Martin told another story, this time about Jackson Service Adventure unit leader, Megan Campbell, who graduated from college with a social work degree. Since she had family roots in Ireland, she flew there in May after commencement. She got a job in a retail shop and lived in a community house.
"She really loved her situation, but started to worry about what she would do when she returned home in September," Martin said. "She cried out her anxiety to God after going to bed one night."
"Early the next morning, she discovered she had received an e-mail from her pastor. He invited her to consider becoming a Service Adventure leader. But to do so, she would have to return home in July rather than in September as she had originally planned."
After some struggle, she accepted the invitation. She realized her sadness over a cramped dream was no match for the joy she felt in being where God wanted her to be.
Martin offers three practical ways to better discern God’s call:
- Live your life faithfully today in your current circumstances; find ways to love God and love your neighbor.
- Identify and develop your gifts and talents:
1. Think about who you want to be, who you are becoming, and how you want to live.
2. Listen to wise counsel.
3. Take a gap year between high school and college.
4. Take seriously what you love, and uncover what you are good at, rather than focusing on what you or others think you should be doing.
- Listen for God’s call for how to use your gifts and talents, even if it interrupts your own life plans. Learn more about who God created you to be and then live into that purpose.

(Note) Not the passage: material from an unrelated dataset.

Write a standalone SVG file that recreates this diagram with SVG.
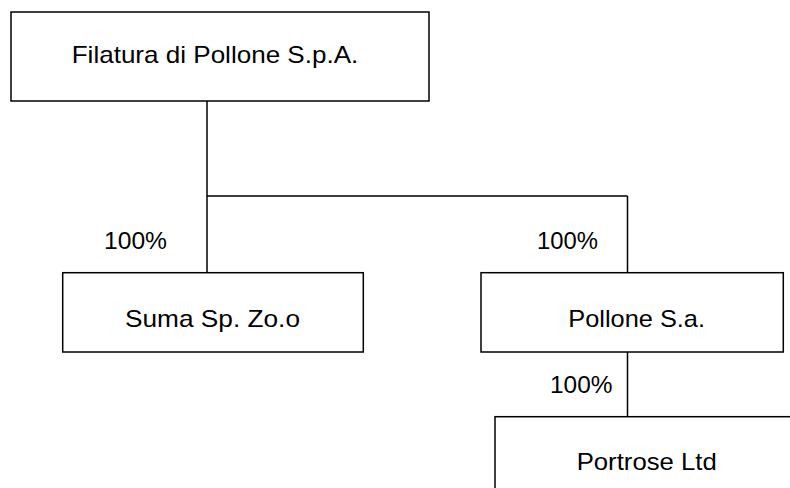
<svg xmlns="http://www.w3.org/2000/svg" width="790" height="488" viewBox="0 0 790 488">
<style>
.box{fill:#fff;stroke:#000;stroke-width:1.5}
.ln{fill:none;stroke:#000;stroke-width:1.5}
.t{font-family:"Liberation Sans",Arial,sans-serif;font-size:24px;fill:#000}
</style>
<rect width="790" height="488" fill="#fff"/>
<g id="connectors">
<path class="ln" d="M207,101 V196 M207,196 H627.5 M207,196 V273 M627.5,196 V273 M627.5,352 V417"/>
<text class="t" x="104" y="249" textLength="63" lengthAdjust="spacingAndGlyphs">100%</text>
<text class="t" x="537" y="249" textLength="61" lengthAdjust="spacingAndGlyphs">100%</text>
<text class="t" x="550" y="393" textLength="62.5" lengthAdjust="spacingAndGlyphs">100%</text>
</g>
<g id="node-filatura">
<rect class="box" x="11" y="12" width="418" height="89"/>
<text class="t" x="71.7" y="63" textLength="286.6" lengthAdjust="spacingAndGlyphs">Filatura di Pollone S.p.A.</text>
</g>
<g id="node-suma">
<rect class="box" x="62.7" y="272.7" width="300.6" height="79.3"/>
<text class="t" x="125" y="326.7" textLength="175" lengthAdjust="spacingAndGlyphs">Suma Sp. Zo.o</text>
</g>
<g id="node-pollone-sa">
<rect class="box" x="481" y="272.7" width="302.3" height="79.3"/>
<text class="t" x="568.3" y="326.7" textLength="136.7" lengthAdjust="spacingAndGlyphs">Pollone S.a.</text>
</g>
<g id="node-portrose">
<rect class="box" x="495" y="416.7" width="320" height="90"/>
<text class="t" x="576.7" y="470" textLength="140" lengthAdjust="spacingAndGlyphs">Portrose Ltd</text>
</g>
</svg>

Martin’s thoughts resonated with many of the 75 or so seminar participants, including Justin Burkholder, of Dublin, Pennsylvania, who will be a college freshman this fall. "I have not been sure what I am going to do, so it was good to hear I don’t have to know, that I can keep searching."
Erika Stutzman, who will be a high school senior in Hydro, Oklahoma, said, "This seminar has helped lessen some of my stress about my future. … I am glad to know that if I make a mistake, it doesn’t mean that it is going to ruin God’s whole plan for me."